Turning it up to eleven

Yesterday I watched live coverage of the UK Supreme Court’s unanimous and damning verdict. By an 11-0 margin, they ruled that Boris Johnson’s suspension of parliament for five weeks was unlawful. Yikes. I never expected that for one minute. I mean, silencing parliament for more than a month just so you get your own way should bloody well be unlawful, but the law so often makes little sense. Lady Hale wore a very striking (and symbolic?) spider brooch as she read out the decision, and she bore a slight resemblance to my grandmother at a similar age. This latest episode in the Brexit saga has brought to the fore a pair of eleven-letter words that I wouldn’t like to have to say once I’d had a few (which hardly ever happens these days): prorogation and justiciable. To be honest I’m not entirely sure how to pronounce the latter of these even though it’s 9am and I’m stone-cold sober. I think I’d go with /dʒʌˈstɪʃəbᵊl/ (jus-TI-shuh-buhl), but it’s a weird word.

Boris was in America yesterday. He met Donald Trump, and the two of them are looking more and more alike. Trump now has a pair of eleven-letter words of his own to contend with: impeachment proceedings. (OK, an impeachment inquiry.) I was hoping it would never come to this, mainly because the impeachment process, if that’s what we get, may well galvanise support for Trump. Then on Monday we had 16-year-old climate activist Greta Thunberg giving a very powerful and emotional speech in front of the likes of Trump. So much has happened already this week and we’re less than half-way through.

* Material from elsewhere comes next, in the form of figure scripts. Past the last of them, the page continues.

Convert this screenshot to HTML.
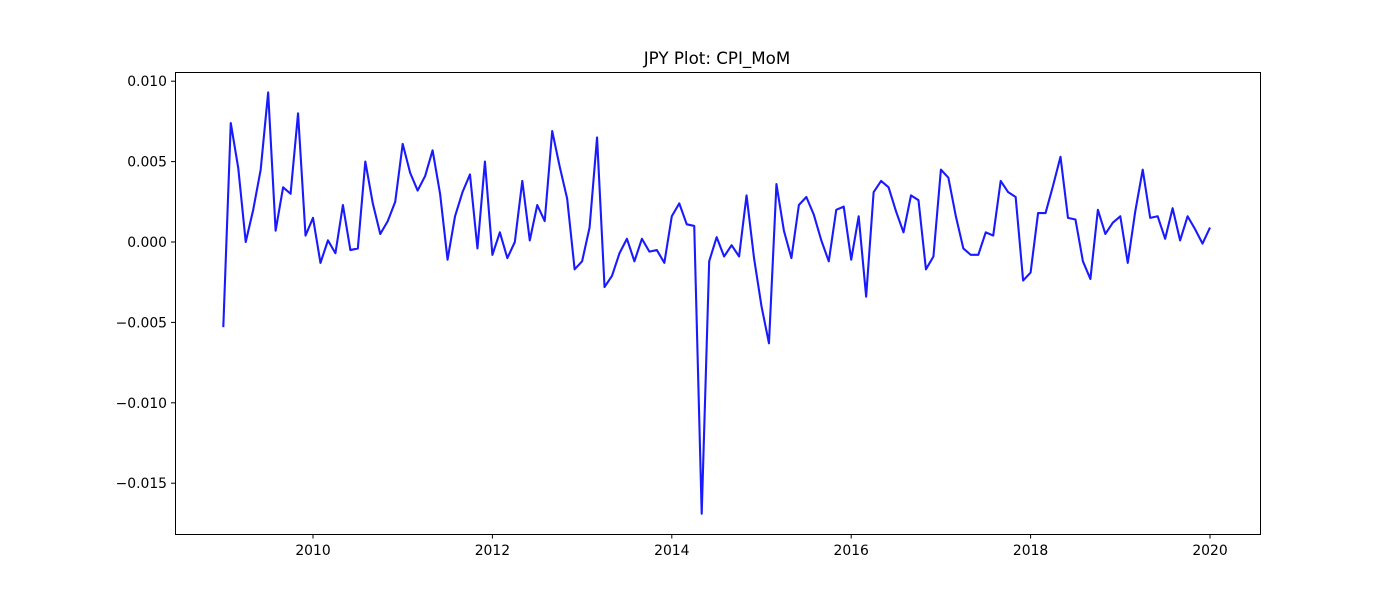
<!DOCTYPE html>
<html><head><meta charset="utf-8"><style>
body{margin:0;background:#fff;}
svg text{font-family:"DejaVu Sans","Liberation Sans",sans-serif;fill:#000;}
</style></head><body>
<svg id="chart" width="1400" height="600" xmlns="http://www.w3.org/2000/svg">
<rect width="1400" height="600" fill="#fff"/>
<text x="717" y="64" font-size="16.7" text-anchor="middle">JPY Plot: CPI_MoM</text>
<g id="plot"></g>
<rect x="175.5" y="72.5" width="1085" height="462" fill="none" stroke="#000" stroke-width="1"/>
</svg>
<script>
const startYear = 2009;
const values = [
-0.0053,0.0074,0.0046,0.0000,0.0020,0.0045,0.0093,0.0007,0.0034,0.0030,0.0080,0.0004,
0.0015,-0.0013,0.0001,-0.0007,0.0023,-0.0005,-0.0004,0.0050,0.0024,0.0005,0.0013,0.0025,
0.0061,0.0043,0.0032,0.0041,0.0057,0.0030,-0.0011,0.0016,0.0031,0.0042,-0.0004,0.0050,
-0.0008,0.0006,-0.0010,0.0000,0.0038,0.0001,0.0023,0.0013,0.0069,0.0047,0.0027,-0.0017,
-0.0012,0.0009,0.0065,-0.0028,-0.0021,-0.0007,0.0002,-0.0012,0.0002,-0.0006,-0.0005,-0.0013,
0.0016,0.0024,0.0011,0.0010,-0.0169,-0.0012,0.0003,-0.0009,-0.0002,-0.0009,0.0029,-0.0010,
-0.0040,-0.0063,0.0036,0.0007,-0.0010,0.0023,0.0028,0.0017,0.0001,-0.0012,0.0020,0.0022,
-0.0011,0.0016,-0.0034,0.0031,0.0038,0.0034,0.0019,0.0006,0.0029,0.0026,-0.0017,-0.0009,
0.0045,0.0040,0.0016,-0.0004,-0.0008,-0.0008,0.0006,0.0004,0.0038,0.0031,0.0028,-0.0024,
-0.0019,0.0018,0.0018,0.0035,0.0053,0.0015,0.0014,-0.0012,-0.0023,0.0020,0.0005,0.0012,
0.0016,-0.0013,0.0019,0.0045,0.0015,0.0016,0.0002,0.0021,0.0001,0.0016,0.0008,-0.0001,
0.0009];
const xTicks = [2010,2012,2014,2016,2018,2020];
const yTicks = [0.010,0.005,0.000,-0.005,-0.010,-0.015];
const yTickLabels = ["0.010","0.005","0.000","\u22120.005","\u22120.010","\u22120.015"];

const NS = "http://www.w3.org/2000/svg";
const g = document.getElementById('plot');
function xs(t){ return 313 + (t - 2010) * 89.7; }
function ys(v){ return 242 - v * 16080; }
function mk(tag, attrs){ const e = document.createElementNS(NS, tag); for (const k in attrs) e.setAttribute(k, attrs[k]); g.appendChild(e); return e; }

xTicks.forEach((t) => {
  const x = xs(t);
  const tk = mk('line', {x1:x, x2:x, y1:534.5, y2:538.5, stroke:'#000', 'stroke-width':1});
  
  
  const tx = mk('text', {x:x, y:555, 'font-size':13.9, 'text-anchor':'middle'});
  tx.textContent = String(t);
  
  
});
yTicks.forEach((v, i) => {
  const y = ys(v);
  const tk = mk('line', {x1:171, x2:175.5, y1:y, y2:y, stroke:'#000', 'stroke-width':1});
  
  
  const tx = mk('text', {x:167, y:y + 5, 'font-size':13.9, 'text-anchor':'end'});
  tx.textContent = yTickLabels[i];
  
  
});
const pts = values.map((v, i) => xs(startYear + i / 12).toFixed(2) + ',' + ys(v).toFixed(2)).join(' ');
const line = mk('polyline', {points:pts, fill:'none', stroke:'#1a1aff', 'stroke-width':2.1, 'stroke-linejoin':'round'});


</script>
</body></html>
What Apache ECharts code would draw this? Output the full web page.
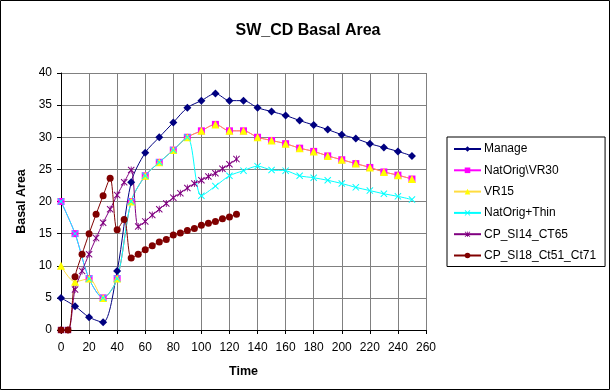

On Sunday I spoke to my parents. They’ve booked their flights to Europe; they’ll be coming this way in May and will stay here for ten weeks. Can’t wait. (But it is a very long wait.) They’ll be flying direct, which I warned Dad never to do. “But we’ll have three hours in Dubai,” Mum said. Bloody great. We ended up talking, for some reason, about the Māori language. In the three years I’ve been away, it seems to have exploded. Ring up your bank now, and apparently you get a Māori (or should I say Te Reo) lesson while you’re on hold. As if the god-awful music wasn’t bad enough. My parents and aunt and uncle resent all of this, and I don’t blame them. A lady in my apartment block just forwarded me a letter she’d sent to some MPs about our situation, and at the beginning and end of the letter she’d written a sentence in Māori, complete with macrons (which represent long vowels), like the one I’ve put on the a in Māori. This woman is 0% Māori, but presumably she thinks slipping into that tongue for a few lines will help her cause when dealing with politicians. It’s a beautiful, powerful language (and the argument that it isn’t a real language because it wasn’t originally written down is absurd), but Māorification seems to be going too far, and who knows where it will stop.

It’s real Autumn here now, and I don’t mind that at all. Spring and autumn in Timișoara are lovely.